Les étudiants ont le bec dans l’eau

3000 bouteilles d’eau sont consommées sur le campus chaque jour. Cette année, le plan d’action en développement durable 2012-2015 arrive à échéance. Univert Laval, l’association environnementale de l’Université Laval, veut profiter de l’écriture du prochain plan triennal, attendu pour mai-juin, pour interdire la vente d’eau en bouteille sur le campus. Pour convaincre les décideurs, l’organisation a déposé un manifeste à l’administration de l’Université.

Dans son rapport annuel de 2014, l’Université affirme, entre autres « gestes » de nature environnementale, vouloir « favoriser la consommation responsable », « réduire la quantité de matières résiduelles » ou encore « réduire les émissions de gaz à effet de serre ».

Cependant, le groupe écologiste Univert Laval soutient que la vente de bouteilles d’eau est contre-productive. Son manifeste plaide que « produire 1 litre d’eau embouteillée requiert environ 250 millilitres de pétrole et 3 litres d’eau ». Il avance que plus ou moins 20 % des bouteilles sont recyclées. De plus, « le transport des bouteilles […] engendre des émissions de gaz à effets de serre importantes et superflues, à une époque où chaque kilogramme de CO2 émis dans l’atmosphère est de trop et que le réseau d’eau publique québécois garantit une eau de qualité à portée de main pour tous ».

« Mais il y a également des arguments d’ordre plus économique. On n’est pas d’accord que l’eau soit un produit, qu’elle soit achetable et échangeable comme ça », considère Jean-Sébastien Gauthier du groupe Univert Laval. Le manifeste détaille aussi des arguments de santé et de justice internationale.

Large appui de la communauté universitaire

Sur le dossier depuis 2010, Univert Laval a recueilli 4000 signatures pour son manifeste. Le groupe cumule de surcroît les appuis de 14 doyens sur les 17 de l’Université. Dans son texte, Univert Laval avance qu’un sondage « auprès de 850 étudiants universitaires de Québec a démontré l’intérêt de 75 % des répondants de voir l’Université Laval devenir une zone libre d’eau embouteillée. »

La CADEUL et l’ÆLIÉS ont aussi appuyé l’association étudiante. Par sa signature, la CADEUL s’engage à cesser la vente d’eau embouteillée dans ses concessions, soit le dépanneur, le Pub et les cafés Équilibre.

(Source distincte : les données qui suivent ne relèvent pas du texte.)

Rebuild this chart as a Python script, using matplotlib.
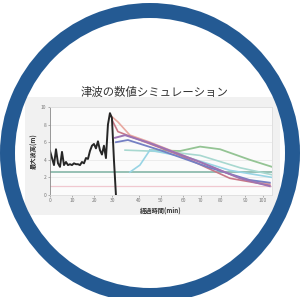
import matplotlib
matplotlib.use("Agg")
import matplotlib.pyplot as plt
from matplotlib.patches import Wedge, Rectangle

plt.rcParams['font.family'] = ['Noto Sans CJK JP', 'DejaVu Sans']

title = "津波の数値シミュレーション"
xlabel = "経過時間(min)"
ylabel = "最大波高(m)"

black_x = [0, 0.9, 1.8, 2.7, 3.6, 4.5, 5.4, 6.3, 7.2, 8.1, 9.0, 9.9, 10.8, 11.7, 12.6, 13.5,
           14.4, 15.3, 16.2, 17.1, 18.0, 18.9, 19.8, 20.7, 21.6, 22.5, 23.4, 24.3, 25.2, 26.1,
           27.0, 27.9, 28.8, 29.7]
black_y = [5.0, 4.2, 3.4, 5.2, 3.6, 3.2, 4.9, 3.4, 3.75, 3.4, 3.5, 3.4, 3.6, 3.5, 3.5, 3.4,
           3.75, 3.6, 4.2, 4.1, 5.0, 5.6, 5.8, 5.3, 6.1, 5.1, 4.6, 5.6, 4.2, 8.0,
           9.3, 8.75, 4.0, 0.0]

red_x = [28, 30.6, 40.5, 58.6, 81, 99]
red_y = [8.5, 7.2, 6.25, 4.5, 1.9, 1.1]
purple_x = [29.3, 33.8, 45, 67.6, 85.6, 99]
purple_y = [6.5, 6.8, 5.9, 3.75, 1.9, 1.0]
blue_x = [29.7, 35.1, 49.5, 72, 90, 99]
blue_y = [6.0, 6.25, 5.1, 3.1, 1.7, 1.4]
salmon_x = [27, 30.6, 36, 45, 63, 85.6, 99]
salmon_y = [9.1, 8.3, 6.8, 6.0, 4.2, 1.9, 1.25]
green_x = [45, 58.6, 67.6, 76.6, 90, 100]
green_y = [5.1, 5.0, 5.5, 5.2, 4.0, 3.2]
teal_x = [33.8, 54, 67.6, 85.6, 100]
teal_y = [5.1, 4.9, 4.5, 3.1, 2.3]
cyan_x = [36, 40.5, 45, 63, 81, 100]
cyan_y = [2.6, 3.4, 5.1, 4.2, 2.8, 2.0]
hline_teal = 2.6
hline_pink = 1.0

xticks = [0, 10, 20, 28, 40, 50, 60, 68, 77, 88, 96]
xtick_labels = ["0", "10", "20", "30", "40", "50", "60", "70", "80", "90", "100"]
yticks = [0, 2, 4, 6, 8, 10]

W, H = 300, 297
fig = plt.figure(figsize=(W / 100, H / 100), dpi=100)
bg = fig.add_axes([0, 0, 1, 1])
bg.set_xlim(0, W)
bg.set_ylim(H, 0)
bg.axis('off')
bg.add_patch(Rectangle((25, 97), 255, 118, facecolor='#f1f1f1', edgecolor='none'))
bg.add_patch(Wedge((150, 153), 150, 0, 360, width=15, facecolor='#245a93', edgecolor='none'))
bg.text(155, 92, title, ha='center', va='center', fontsize=8.2, color='#333333')

ax = fig.add_axes([50 / W, 1 - 195 / H, 222 / W, 88 / H])
ax.set_facecolor('#fbfbfb')
ax.set_xlim(0, 100)
ax.set_ylim(0, 10)
for yv in [2, 4, 6, 8]:
    ax.axhline(yv, color='#e6e6e6', lw=0.5)
ax.axhline(hline_teal, color='#7ab0a0', lw=1.1)
ax.axhline(hline_pink, color='#f0c8d0', lw=0.9)
ax.plot(green_x, green_y, color='#94c494', lw=1.3)
ax.plot(teal_x, teal_y, color='#a8d8d0', lw=1.2)
ax.plot(cyan_x, cyan_y, color='#98d4e4', lw=1.2)
ax.plot(salmon_x, salmon_y, color='#e8a8a0', lw=1.2)
ax.plot(red_x, red_y, color='#c87888', lw=1.2)
ax.plot(blue_x, blue_y, color='#7480c4', lw=1.3)
ax.plot(purple_x, purple_y, color='#9c74b4', lw=1.4)
ax.plot(black_x, black_y, color='#262626', lw=1.4)
for s in ax.spines.values():
    s.set_color('#dddddd')
    s.set_linewidth(0.6)
ax.spines['left'].set_color('#888888')
ax.set_xticks(xticks)
ax.set_xticklabels(xtick_labels, fontsize=3.5, color='#666666')
ax.set_yticks(yticks)
ax.set_yticklabels([str(v) for v in yticks], fontsize=3.5, color='#666666')
ax.tick_params(length=1.5, width=0.4, pad=1, colors='#777777')
ax.set_xlabel(xlabel, fontsize=4.5, color='#333333', labelpad=2, fontweight='bold')
ax.set_ylabel(ylabel, fontsize=4.5, color='#333333', labelpad=2, fontweight='bold')

fig.savefig("out.png", dpi=100)
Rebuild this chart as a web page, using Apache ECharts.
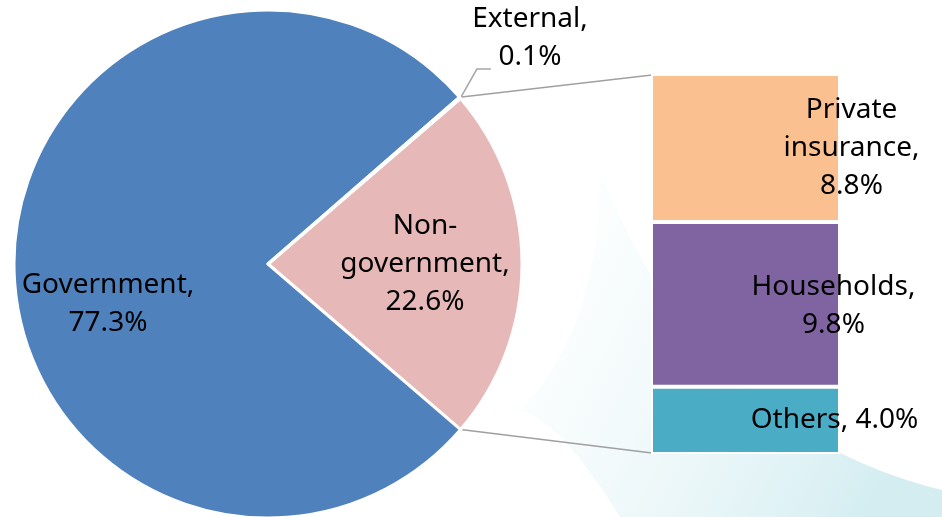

Univert Laval soulève aussi le fait que d’autres universités ont déjà emboîté le pas : Bishop’s University en premier, mais aussi les universités Concordia, de Sherbrooke, de Montréal, et McGill, en plus de 6 cégeps.

Une initiative appréciée par l’UL

De son côté, l’administration de l’Université apprécie le geste des étudiants. « D’une certaine façon, ce qu’on considère, c’est qu’on vise la même chose : on vise une consommation responsable de l’eau. C’est l’approche qui diffère », déclare Pierre Lemay, responsable du plan d’action en développement durable de l’Université Laval. L’approche préconisée, c’est « l’approche volontaire ». Autrement dit, l’Université privilégie la responsabilisation de l’individu dans sa société de consommation.

« Lorsque les gens changent volontairement leur comportement, ils vont y adhérer, puis après ça ils vont reproduire ce comportement pas uniquement sur le campus, mais aussi à la maison et dans les autres sphères de leur vie », juge Pierre Lemay.

Jean-Sébastien Gauthier n’est pas tout à fait d’accord. « C’est sûr que leur vision des choses est louable. Mais, c’est un peu voir les choses en rose, je pense, que de penser que les étudiants vont changer leur comportement, comme ça, d’un jour à l’autre. Nous, on pense que ça doit être imposé par le haut et on ne pense pas que c’est un si gros effort à faire de la part des étudiants que de recevoir cette interdiction-là. » Rappelons que 10 000 nouveaux étudiants entrent à l’Université Laval chaque année.

M. Lemay argue que « l’Université est là pour former des personnes, former des citoyens ». Des kiosques, conférences et journées thématiques ont été organisés pour informer les étudiants. Pour faciliter l’utilisation de bouteilles d’eau réutilisables, des becs verseurs ont été apposés sur les fontaines du campus. « L’offre d’une gourde pliable, en alternative à l’eau embouteillée, aura également fait son lot d’étudiants satisfaits », concède même le manifeste.

Par ailleurs, l’Université est en train de « mesurer, avec l’état des ventes » de bouteilles d’eau, l’efficacité de leur campagne de sensibilisation. « Si jamais on se rend compte que nos mesures n’ont rien donné, écoute, on va réfléchir à nos actions et on va sensiblement en proposer d’autres. On verra à ce moment-là »; conclut Pierre Lemay.